In the searchable table view of alerts, the search/filter bar lets you:
- Filter by a text search term. Enter a value in the Search box.
- Filter by a time range. Select the From and To date/time pickers.
- Filter by severity. Select Filter > Severity and then one or more of the available severities.
- Sort by start time, severity, or alert in ascending or descending order.
- Select auto-refreshing by selecting the lightning icon.
- Select the displayed columns. Select the cog and then, from the menu, select the columns to display in the table.
- Download the currently displayed alerts in CSV format. Select the download icon.
Host
Review the Host section for summary of operating system statistics displayed in charts:
- Memory — The average memory usage percentage of memory for Postgres primary node.
- CPU — The average CPU percentage for Postgres primary node.
- Storage — Total storage used for Postgres primary node.
- Disk IOPS — Total number of reads, writes, and total operations on the disk per second over a time period.
- Disk Throughput — Total amount of data transferred to and from the disk per second for Postgres nodes.
- Network Activity — Total amount of data transferred to and from the network card per second over a time period for Postgres nodes.
Connections
- Connections — The current number of connections between the client applications and Postgres database by type.
- Average Active Sessions by Wait Type — Time spent on each wait event type by the primary Postgres nodes is calculated using Average Active Sessions (AAS).
- Number of blocked backends — Total number of backends waiting on locks across all Postgres nodes in the cluster.
Transactions
- Tuples In — Total number of tuples inserted, updated, and deleted per second for Postgres nodes.
- Tuples Out — Total number of tuples fetched and returned per second for Postgres nodes.

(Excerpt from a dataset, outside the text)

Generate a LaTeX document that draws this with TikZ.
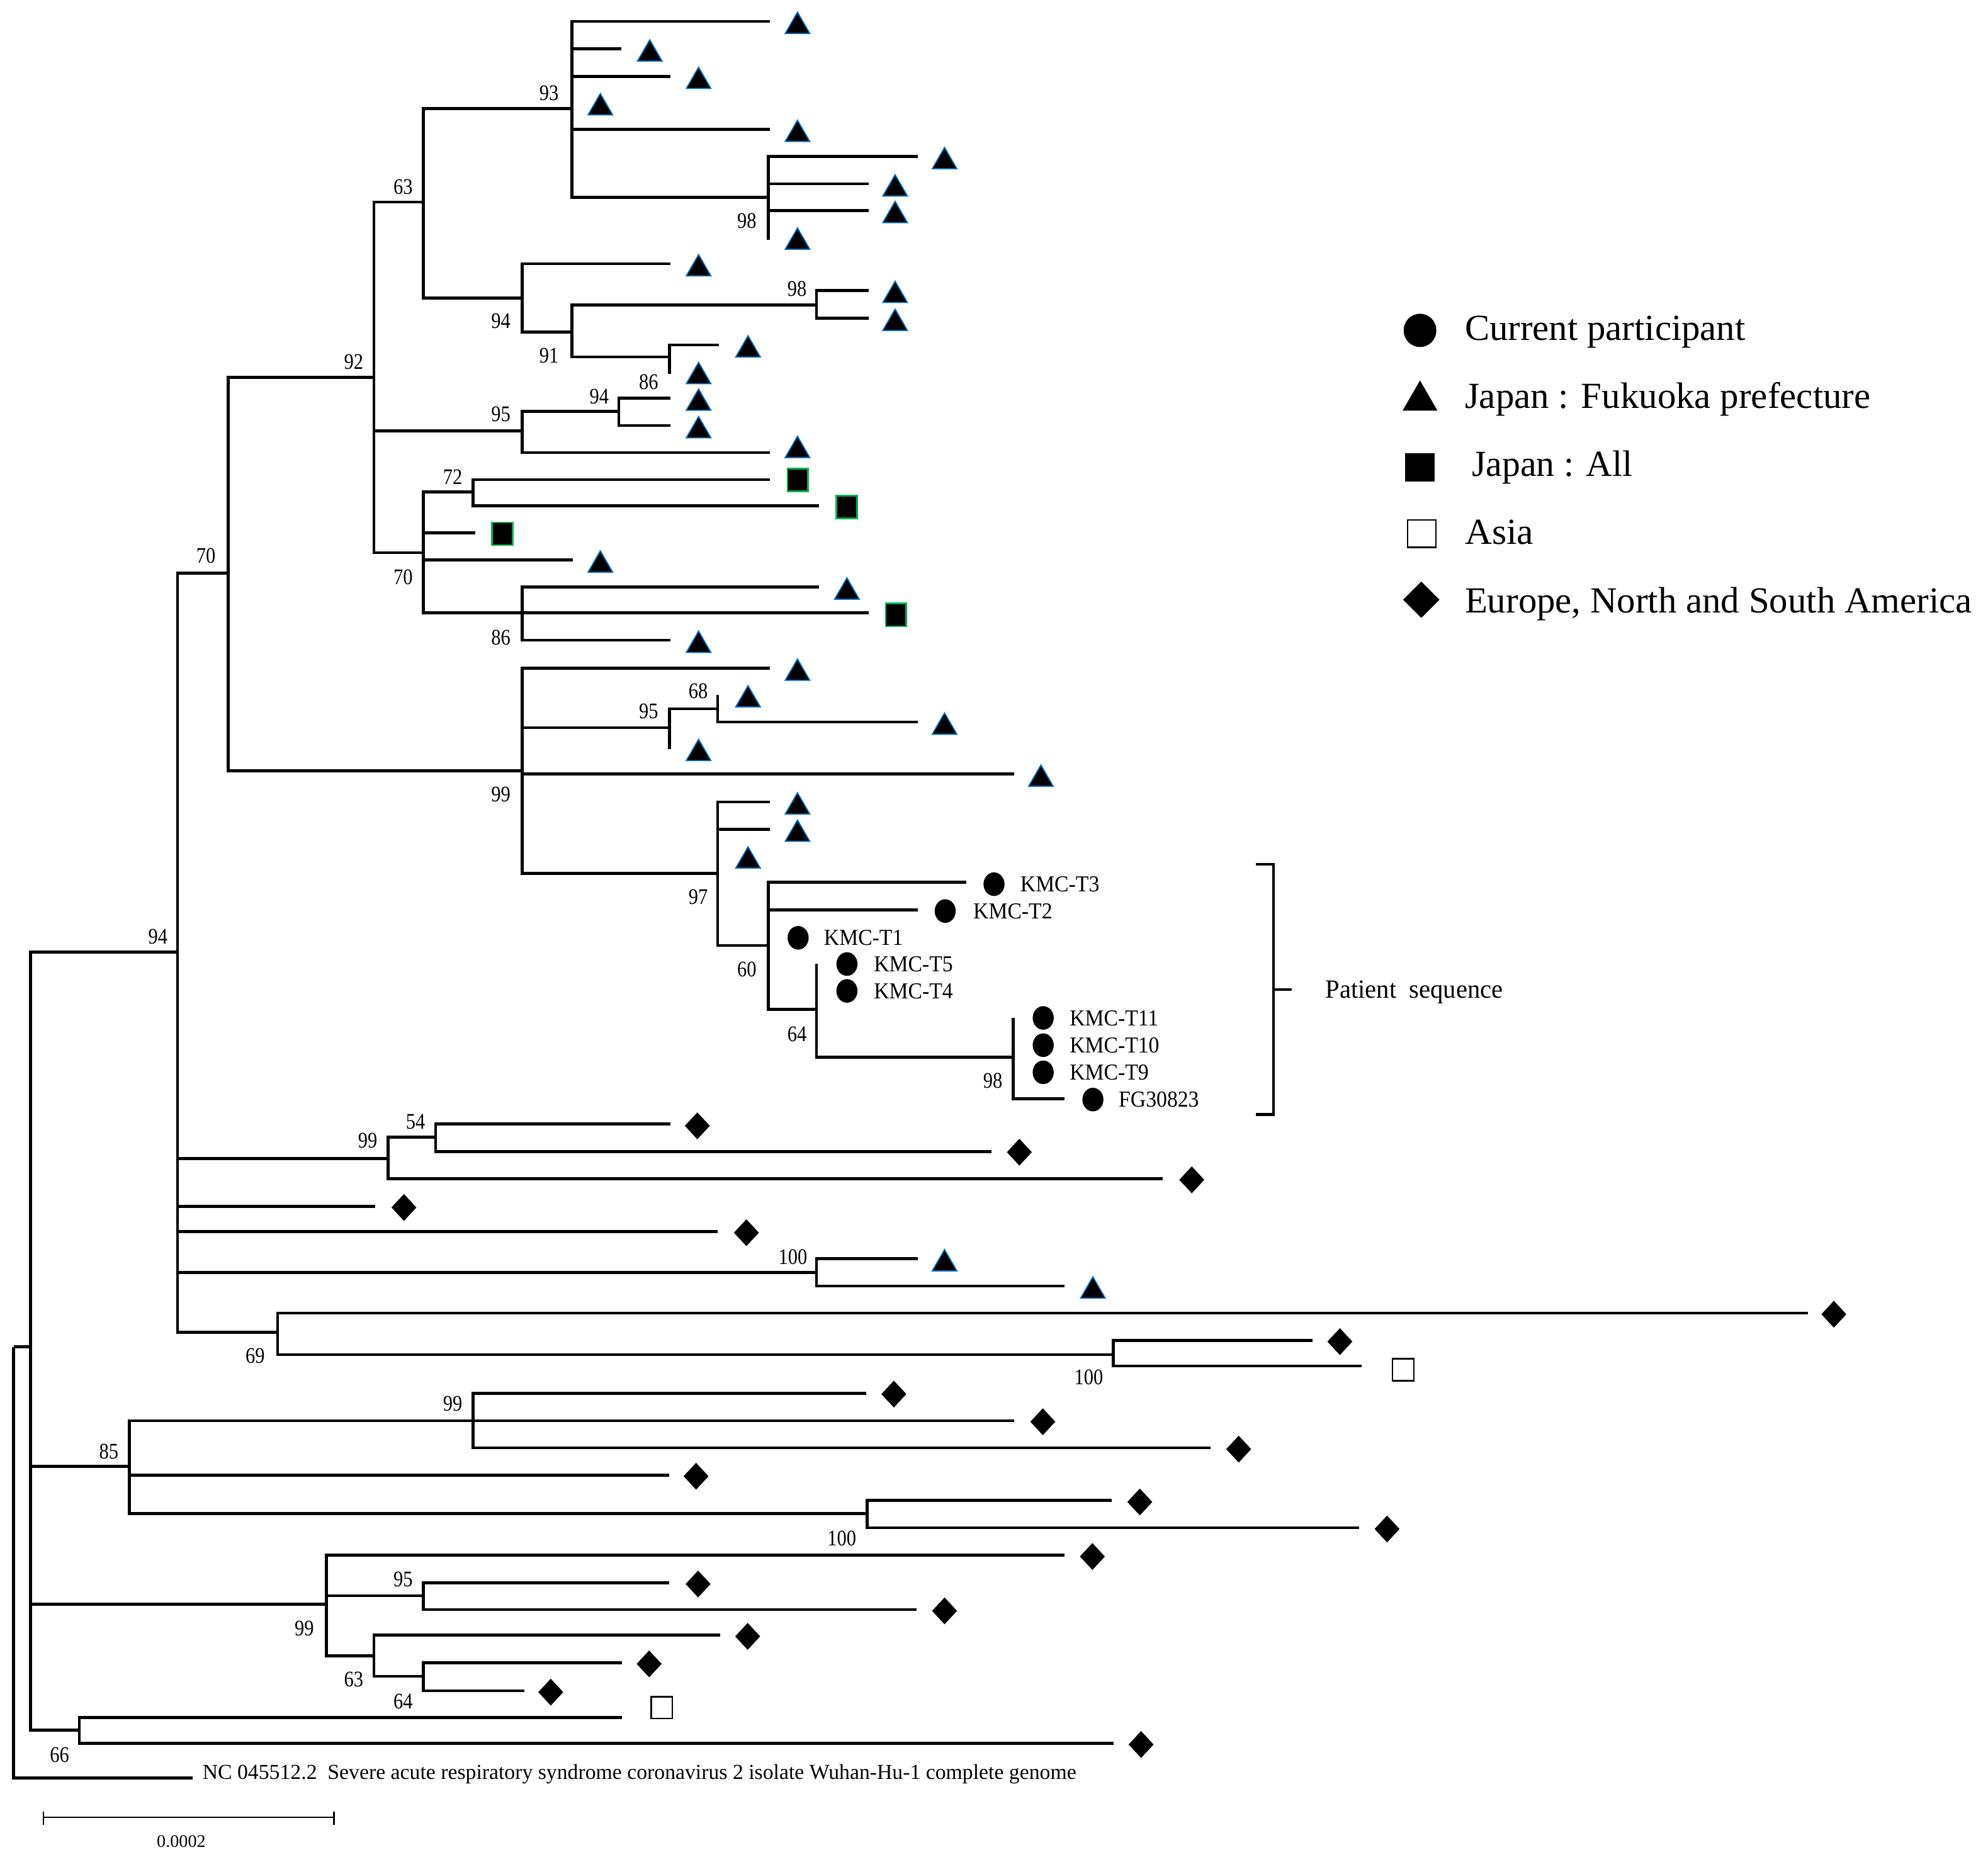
\documentclass[tikz,border=0pt]{standalone}
\usepackage{graphicx}
\usepackage{fontspec}
\setmainfont{Liberation Serif}
\usetikzlibrary{shapes.geometric}
\definecolor{triblue}{RGB}{0,112,192}
\definecolor{sqgreen}{RGB}{0,176,80}
\newcommand{\tnode}[4]{\coordinate (#2) at (#3,#4); \draw[br] (#1) |- (#2);}
\newcommand{\tleaf}[7]{\coordinate (#2) at (#3,#4); \draw[br] (#1) |- (#2); \node[#5] (#2m) at (#6,{#4+#7}) {};}
\newcommand{\bootlab}[4]{\node[bsl] (#1) at (#2,#3) {\scalebox{0.86}[1]{#4}};}
\begin{document}
\begin{tikzpicture}[x=0.5pt,y=-0.5pt,
  br/.style={line width=1.15pt,line join=miter},
  tri/.style={regular polygon,regular polygon sides=3,minimum size=11.2pt,inner sep=0pt,fill=black,draw=triblue,line width=0.45pt},
  dia/.style={diamond,minimum width=10pt,minimum height=10.75pt,inner sep=0pt,fill=black},
  circ/.style={ellipse,minimum width=8.3pt,minimum height=9.3pt,inner sep=0pt,fill=black},
  sqf/.style={rectangle,minimum width=8.15pt,minimum height=8.95pt,inner sep=0pt,fill=black,draw=sqgreen,line width=0.65pt},
  sqo/.style={rectangle,minimum width=8.4pt,minimum height=8.6pt,inner sep=0pt,fill=white,draw=black,line width=0.6pt},
  lcirc/.style={ellipse,minimum width=12.9pt,minimum height=13.15pt,inner sep=0pt,fill=black},
  ltri/.style={regular polygon,regular polygon sides=3,minimum size=15.9pt,inner sep=0pt,fill=black},
  lsqf/.style={rectangle,minimum width=11.7pt,minimum height=11.1pt,inner sep=0pt,fill=black},
  lsqo/.style={rectangle,minimum width=11.1pt,minimum height=10.8pt,inner sep=0pt,fill=white,draw=black,line width=0.6pt},
  ldia/.style={diamond,minimum width=14.5pt,minimum height=14.5pt,inner sep=0pt,fill=black},
  bsl/.style={inner sep=0pt,anchor=center,font=\fontsize{8.8}{10}\selectfont},
  kl/.style={inner sep=0pt,anchor=base west,font=\fontsize{9}{10}\selectfont},
  lgt/.style={inner sep=0pt,anchor=base west,font=\fontsize{14.5}{16}\selectfont},
  brk/.style={line width=1.1pt,line join=miter},
  sbar/.style={line width=0.65pt}]
\useasboundingbox (0,0) rectangle (1568,1468.2);
% root
\coordinate (R) at (10.8,1062.4);
\tnode{R}{I}{24}{1062.4}
\coordinate (NC) at (152,1402.3);
\draw[br] (R) |- (NC);
\node[inner sep=0pt,anchor=base west,font=\fontsize{8.4}{10}\selectfont] (nctext) at (159.4,1403.5)
  {\resizebox{344.5pt}{\height}{NC 045512.2\ \ Severe acute respiratory syndrome coronavirus 2 isolate Wuhan-Hu-1 complete genome}};
% ingroup
\tnode{I}{A94}{140}{751}
\tnode{I}{A85}{102}{1156.7}
\tnode{I}{A99c}{257.5}{1265.2}
\tnode{I}{A66}{62.6}{1364.8}
% A94
\tnode{A94}{A70o}{180}{452}
\tnode{A94}{A99b}{306}{913.7}
\tleaf{A94}{L27}{296}{951.4}{dia}{318.6}{1}
\tleaf{A94}{L28}{566}{971.3}{dia}{588.7}{1}
\tnode{A94}{A100a}{644}{1003.7}
\tnode{A94}{A69}{219}{1050.7}
% A70o
\tnode{A70o}{A92}{295}{297.7}
\tnode{A70o}{A99a}{412}{608}
% A92
\tnode{A92}{A63}{334}{159.3}
\tnode{A92}{A95a}{412}{340}
\tnode{A92}{A70i}{334}{436}
% A63
\tnode{A63}{A93}{451}{85.5}
\tnode{A63}{A94i}{412}{235}
\tleaf{A93}{L1}{607}{16.8}{tri}{629}{4}
\tleaf{A93}{L2}{490}{38.6}{tri}{512.5}{4}
\tleaf{A93}{L3}{529}{60.2}{tri}{551}{4}
\tleaf{A93}{L4}{451}{82}{tri}{473.5}{3}
\tleaf{A93}{L5}{607}{102}{tri}{629}{4}
\tnode{A93}{A98a}{606}{155.8}
\tleaf{A98a}{L6}{724}{123.5}{tri}{745}{4}
\tleaf{A98a}{L7}{685}{145}{tri}{706}{4}
\tleaf{A98a}{L8}{685}{166}{tri}{706}{4}
\tleaf{A98a}{L9}{606}{189}{tri}{629}{2}
\tleaf{A94i}{L10}{529}{208}{tri}{551}{4}
\tnode{A94i}{A91}{451}{262}
\tnode{A91}{A98b}{644}{240.7}
\tleaf{A98b}{L11}{685}{229}{tri}{706}{4}
\tleaf{A98b}{L12}{685}{251}{tri}{706}{4}
\tnode{A91}{A86a}{528}{281.5}
\tleaf{A86a}{L13}{567}{272}{tri}{590}{4}
\tleaf{A86a}{L14}{528}{295}{tri}{551}{2}
% A95a
\tnode{A95a}{A94b}{488}{324.6}
\tleaf{A94b}{L15}{529}{314}{tri}{551}{4}
\tleaf{A94b}{L16}{529}{335.7}{tri}{551}{4}
\tleaf{A95a}{L17}{607}{357}{tri}{629}{-1.7}
% A70i
\tnode{A70i}{A72}{373}{388}
\tleaf{A72}{L18}{607}{378.4}{sqf}{629.2}{0.3}
\tleaf{A72}{L19}{646}{399}{sqf}{667.7}{0.8}
\tleaf{A70i}{L20}{375}{420.2}{sqf}{396.2}{0.8}
\tleaf{A70i}{L21}{452}{441.7}{tri}{473.5}{4}
\tnode{A70i}{A86b}{412}{483.5}
\tleaf{A86b}{L22}{646}{463}{tri}{668}{4}
\tleaf{A86b}{L23}{685}{483.5}{sqf}{706.7}{1.5}
\tleaf{A86b}{L24}{529}{505}{tri}{551}{4}
% A99a
\tleaf{A99a}{L25}{607}{527}{tri}{629}{4}
\tnode{A99a}{A95b}{528}{574}
\tnode{A95b}{A68}{566}{559}
\tleaf{A68}{L26}{566}{548}{tri}{590}{4}
\tleaf{A68}{L26b}{724}{569.5}{tri}{745}{4}
\tleaf{A95b}{L26c}{528}{590.7}{tri}{551}{3.6}
\tleaf{A99a}{L29}{800}{610.6}{tri}{821}{4}
\tnode{A99a}{A97}{566}{689}
\tleaf{A97}{L30}{607}{632.5}{tri}{629}{4}
\tleaf{A97}{L31}{607}{654}{tri}{629}{4}
\tleaf{A97}{L32}{566}{676.8}{tri}{590}{2.3}
\tnode{A97}{A60}{606}{745.7}
\tleaf{A60}{T3}{762}{696}{circ}{784}{1.4}
\tleaf{A60}{T2}{724}{717.6}{circ}{745.5}{1}
\tleaf{A60}{T1}{606}{739.5}{circ}{629.5}{0.2}
\tnode{A60}{A64}{644}{796}
\tleaf{A64}{T5}{644}{760}{circ}{668}{0.4}
\tleaf{A64}{T4}{644}{782}{circ}{668}{-0.4}
\tnode{A64}{A98c}{799}{834}
\tleaf{A98c}{T11}{799}{802.8}{circ}{822.8}{0.1}
\tleaf{A98c}{T10}{799}{824}{circ}{822.8}{0.4}
\tleaf{A98c}{T9}{799}{845.6}{circ}{822.8}{0.2}
\tleaf{A98c}{FG}{839.5}{866.6}{circ}{862}{0.7}
\node[kl] (T3t) at (804.4,703.4) {\scalebox{0.93}[1]{KMC-T3}};
\node[kl] (T2t) at (767.3,724.6) {\scalebox{0.93}[1]{KMC-T2}};
\node[kl] (T1t) at (649.5,745.7) {\scalebox{0.93}[1]{KMC-T1}};
\node[kl] (T5t) at (688.9,766.4) {\scalebox{0.93}[1]{KMC-T5}};
\node[kl] (T4t) at (688.9,787.6) {\scalebox{0.93}[1]{KMC-T4}};
\node[kl] (T11t) at (843.3,808.9) {\scalebox{0.93}[1]{KMC-T11}};
\node[kl] (T10t) at (843.3,830.4) {\scalebox{0.93}[1]{KMC-T10}};
\node[kl] (T9t) at (843.3,851.8) {\scalebox{0.93}[1]{KMC-T9}};
\node[kl] (FGt) at (882,873.3) {\scalebox{0.93}[1]{FG30823}};
% A99b
\tnode{A99b}{A54}{343.5}{897}
\tleaf{A54}{L33}{529}{886.6}{dia}{550}{1.4}
\tleaf{A54}{L34}{782}{908.4}{dia}{804}{0.4}
\tleaf{A99b}{L35}{917}{929.6}{dia}{940}{1}
% A100a
\tleaf{A100a}{L36}{724}{992.8}{tri}{745}{4}
\tleaf{A100a}{L37}{839.6}{1014.3}{tri}{862}{4}
% A69
\tleaf{A69}{L38}{1426}{1035.8}{dia}{1446.4}{0.8}
\tnode{A69}{A100b}{878}{1068.4}
\tleaf{A100b}{L39}{1035}{1057.3}{dia}{1056.8}{0.9}
\tleaf{A100b}{L40}{1074}{1077.5}{sqo}{1106.7}{2.9}
% A85
\tnode{A85}{A99d}{373}{1120.6}
\tleaf{A99d}{L41}{683}{1099}{dia}{705}{0.6}
\tleaf{A99d}{L42}{800}{1120.6}{dia}{822.5}{0.8}
\tleaf{A99d}{L43}{955}{1142}{dia}{977}{1}
\tleaf{A85}{L44}{528}{1163.5}{dia}{549}{0.9}
\tnode{A85}{A100c}{684}{1194}
\tleaf{A100c}{L45}{876.6}{1183.5}{dia}{899}{1.2}
\tleaf{A100c}{L46}{1072}{1205}{dia}{1094}{1}
% A99c
\tleaf{A99c}{L47}{839.4}{1226.7}{dia}{861.6}{1}
\tnode{A99c}{A95c}{334}{1258.7}
\tleaf{A95c}{L48}{528}{1248.4}{dia}{550.6}{1}
\tleaf{A95c}{L49}{723}{1269.6}{dia}{745}{1}
\tnode{A99c}{A63b}{295}{1306}
\tleaf{A63b}{L50}{568}{1289.7}{dia}{589.7}{1}
\tnode{A63b}{A64b}{334}{1322.2}
\tleaf{A64b}{L51}{490.4}{1311.4}{dia}{512}{1}
\tleaf{A64b}{L52}{413.4}{1333.7}{dia}{434.4}{1}
% A66
\tleaf{A66}{L53}{490.4}{1354.8}{sqo}{522}{-7.9}
\tleaf{A66}{L54}{878.5}{1375}{dia}{900}{1}
% bootstrap labels
\bootlab{b93}{433}{73.3}{93}
\bootlab{b63}{318}{147.3}{63}
\bootlab{b98a}{589}{174}{98}
\bootlab{b98b}{628.6}{227.7}{98}
\bootlab{b94i}{395}{253.3}{94}
\bootlab{b91}{433}{280.3}{91}
\bootlab{b92}{279}{285.6}{92}
\bootlab{b86a}{511.6}{301.5}{86}
\bootlab{b94b}{472.6}{312.8}{94}
\bootlab{b95a}{395}{326.8}{95}
\bootlab{b72}{357}{376.2}{72}
\bootlab{b70o}{162.4}{438.5}{70}
\bootlab{b70i}{318}{455}{70}
\bootlab{b86b}{395}{503}{86}
\bootlab{b68}{550.7}{545.3}{68}
\bootlab{b95b}{511.6}{561}{95}
\bootlab{b99a}{395}{626.8}{99}
\bootlab{b97}{550.7}{707.6}{97}
\bootlab{b60}{589}{764.4}{60}
\bootlab{b64}{628.6}{815.6}{64}
\bootlab{b98c}{783}{852.6}{98}
\bootlab{b94o}{124.6}{739}{94}
\bootlab{b54}{327.7}{885}{54}
\bootlab{b99b}{290}{899.4}{99}
\bootlab{b100a}{625.4}{991.3}{100}
\bootlab{b69}{201.3}{1069.3}{69}
\bootlab{b100b}{858.7}{1086.5}{100}
\bootlab{b85}{85.8}{1145}{85}
\bootlab{b99d}{357}{1107}{99}
\bootlab{b100c}{664}{1213.5}{100}
\bootlab{b95c}{318}{1245.6}{95}
\bootlab{b99c}{240}{1284.4}{99}
\bootlab{b63b}{279}{1324.5}{63}
\bootlab{b64b}{318}{1342}{64}
\bootlab{b66}{47}{1384}{66}
% bracket
\coordinate (k1) at (990.6,681.6);
\coordinate (k2) at (1004.5,681.6);
\coordinate (k3) at (1004.5,879);
\coordinate (k4) at (990.6,879);
\coordinate (k5) at (1004.5,780.4);
\coordinate (k6) at (1019,780.4);
\draw[brk] (k1) -- (k2) -- (k3) -- (k4);
\draw[brk] (k5) -- (k6);
\node[inner sep=0pt,anchor=base west,font=\fontsize{10.4}{12}\selectfont] (pst) at (1045,787)
  {\resizebox{70pt}{\height}{Patient\ \ sequence}};
% scale bar
\coordinate (s1) at (34.3,1433.5);
\coordinate (s2) at (263.5,1433.5);
\coordinate (s1a) at (34.3,1429);
\coordinate (s1b) at (34.3,1439.5);
\coordinate (s2a) at (263.5,1429);
\coordinate (s2b) at (263.5,1439.5);
\draw[sbar] (s1) -- (s2);
\draw[sbar] (s1a) -- (s1b);
\draw[sbar] (s2a) -- (s2b);
\node[inner sep=0pt,font=\fontsize{7}{8}\selectfont] (sbl) at (143,1452.5) {0.0002};
% legend
\node[lcirc] (g1) at (1120,260.6) {};
\node[ltri] (g2) at (1120,316) {};
\node[lsqf] (g3) at (1120,368.7) {};
\node[lsqo] (g4) at (1121.4,421) {};
\node[ldia] (g5) at (1121,473) {};
\node[lgt] (g1t) at (1155,268.2) {\resizebox{110.6pt}{\height}{Current participant}};
\node[lgt] (g2t) at (1155,322.1) {\resizebox{160pt}{\height}{Japan : Fukuoka prefecture}};
\node[lgt] (g3t) at (1160.6,375.6) {\resizebox{63.3pt}{\height}{Japan : All}};
\node[lgt] (g4t) at (1155,429.2) {\resizebox{27.1pt}{\height}{Asia}};
\node[lgt] (g5t) at (1155,483.3) {\resizebox{200pt}{\height}{Europe, North and South America}};
\end{tikzpicture}
\end{document}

- Transaction Rate — Total number of committed/rolled-back/total transactions per second for Postgres nodes.
- Buffer Cache Hit Ratio — Average buffer cache hit percentage across all Postgres nodes in the cluster.
- Longest Running Transaction — Total number of longest running transactions per second for Postgres nodes.
Queries
- Query Rate — Total number of queries per second for Postgres nodes.
- Query Latency — Average query latency in milliseconds across all Postgres nodes in the cluster.
Storage
- Database size (line chart) — Total database size across the primary Postgres nodes.
- Disk Usage — Disk usage in percentage for primary Postgres nodes.
- WAL Size — Total WAL directory size across the primary Postgres nodes.
- WAL Usage — WAL usage in percentage for primary Postgres nodes.
- Live/Dead Tuples — Total number of Live/Dead tuples for Postgres nodes.
- Index, Table, and Temp estimated size — Estimated size of index, table and temp for Postgres nodes.
Internals
- Time Since Last Autovacuum — Time since the last autovacuum in seconds for Postgres nodes.
- Autovacuum Stats — Total number of autovacuum operations per second for Postgres nodes.
- Time Since Last Checkpoint — Time since the last checkpoint in seconds for Postgres nodes.
- Checkpoint Stats — Total number of checkpoints per second for Postgres nodes.
- Time Since Last Successful WAL Archive — Time since the last successful WAL archive in seconds for Postgres nodes.
- WAL Archiving Stats — Total number of WAL archiving operations per second for Postgres nodes.